| Supplied data |

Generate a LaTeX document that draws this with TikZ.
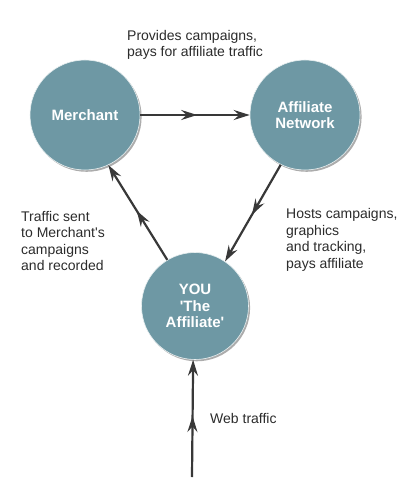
\documentclass[tikz,border=0pt]{standalone}
\usepackage{fontspec}
\setmainfont{Liberation Sans}
\usetikzlibrary{arrows.meta,decorations.markings,shadows,positioning,calc}
\definecolor{partyfill}{HTML}{6E98A4}
\definecolor{flowgray}{HTML}{383838}
\definecolor{notegray}{HTML}{2B2B2B}

\begin{document}
\begin{tikzpicture}[x=1pt,y=1pt,
    party/.style={circle, minimum size=110pt, inner sep=0pt, fill=partyfill,
        draw=white!85!partyfill, line width=0.6pt,
        drop shadow={shadow xshift=1.6pt, shadow yshift=-1.8pt, fill=black!65},
        text=white, align=center, font=\fontsize{15}{16.5}\selectfont\bfseries},
    flow/.style={draw=flowgray, line width=2.2pt,
        -{Stealth[length=16pt,width=10pt,inset=5.5pt]},
        postaction={decorate}},
    midarrow/.style={decoration={markings,
        mark=at position #1 with {\arrow[flowgray]{Stealth[length=16pt,width=10pt,inset=5.5pt]}}}},
    note/.style={text=notegray, align=left, anchor=west, inner sep=0pt,
        font=\fontsize{14}{16.5}\selectfont}]
                    \useasboundingbox (0,0) rectangle (417,-500);
                    \node[party] (merchant) at (85,-115) {Merchant};
                    \node[party] (network) at (305,-115) {Affiliate\\Network};
                    \node[party, minimum size=107pt] (you) at (195,-306) {YOU\\\textquotesingle The\\Affiliate\textquotesingle};
                    \coordinate (web) at (192,-477);
                    \draw[flow, midarrow=0.52] (merchant.east) -- (network.west);
                    \draw[flow, midarrow=0.52] (network.-116) -- (you.56);
                    \draw[flow, midarrow=0.52] (you.121) -- (merchant.-65);
                    \draw[flow, midarrow=0.52] (web) -- (you.-92);
                    \node[note] (provides) at (127,-45) {Provides campaigns,\\pays for affiliate traffic};
                    \node[note] (hosts) at (286,-240) {Hosts campaigns,\\graphics\\and tracking,\\pays affiliate};
                    \node[note] (sent) at (21,-241) {Traffic sent\\to Merchant\textquotesingle s\\campaigns\\and recorded};
                    \node[note] (webtraffic) at (210,-418) {Web traffic};
                \end{tikzpicture}
\end{document}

| Requirement |
Copy out all the data without changing anything, and drop the pictures.

| Solution |
Generate a LaTeX document that draws this with TikZ.
\documentclass[tikz,border=0pt]{standalone}
\usepackage{fontspec}
\setmainfont{Liberation Sans}
\usetikzlibrary{arrows.meta,decorations.markings,shadows,positioning,calc}
\definecolor{partyfill}{HTML}{6E98A4}
\definecolor{flowgray}{HTML}{383838}
\definecolor{notegray}{HTML}{2B2B2B}

\begin{document}
\begin{tikzpicture}[x=1pt,y=1pt,
    party/.style={circle, minimum size=110pt, inner sep=0pt, fill=partyfill,
        draw=white!85!partyfill, line width=0.6pt,
        drop shadow={shadow xshift=1.6pt, shadow yshift=-1.8pt, fill=black!65},
        text=white, align=center, font=\fontsize{15}{16.5}\selectfont\bfseries},
    flow/.style={draw=flowgray, line width=2.2pt,
        -{Stealth[length=16pt,width=10pt,inset=5.5pt]},
        postaction={decorate}},
    midarrow/.style={decoration={markings,
        mark=at position #1 with {\arrow[flowgray]{Stealth[length=16pt,width=10pt,inset=5.5pt]}}}},
    note/.style={text=notegray, align=left, anchor=west, inner sep=0pt,
        font=\fontsize{14}{16.5}\selectfont}]
                    \useasboundingbox (0,0) rectangle (417,-500);
                    \node[party] (merchant) at (85,-115) {Merchant};
                    \node[party] (network) at (305,-115) {Affiliate\\Network};
                    \node[party, minimum size=107pt] (you) at (195,-306) {YOU\\\textquotesingle The\\Affiliate\textquotesingle};
                    \coordinate (web) at (192,-477);
                    \draw[flow, midarrow=0.52] (merchant.east) -- (network.west);
                    \draw[flow, midarrow=0.52] (network.-116) -- (you.56);
                    \draw[flow, midarrow=0.52] (you.121) -- (merchant.-65);
                    \draw[flow, midarrow=0.52] (web) -- (you.-92);
                    \node[note] (provides) at (127,-45) {Provides campaigns,\\pays for affiliate traffic};
                    \node[note] (hosts) at (286,-240) {Hosts campaigns,\\graphics\\and tracking,\\pays affiliate};
                    \node[note] (sent) at (21,-241) {Traffic sent\\to Merchant\textquotesingle s\\campaigns\\and recorded};
                    \node[note] (webtraffic) at (210,-418) {Web traffic};
                \end{tikzpicture}
\end{document}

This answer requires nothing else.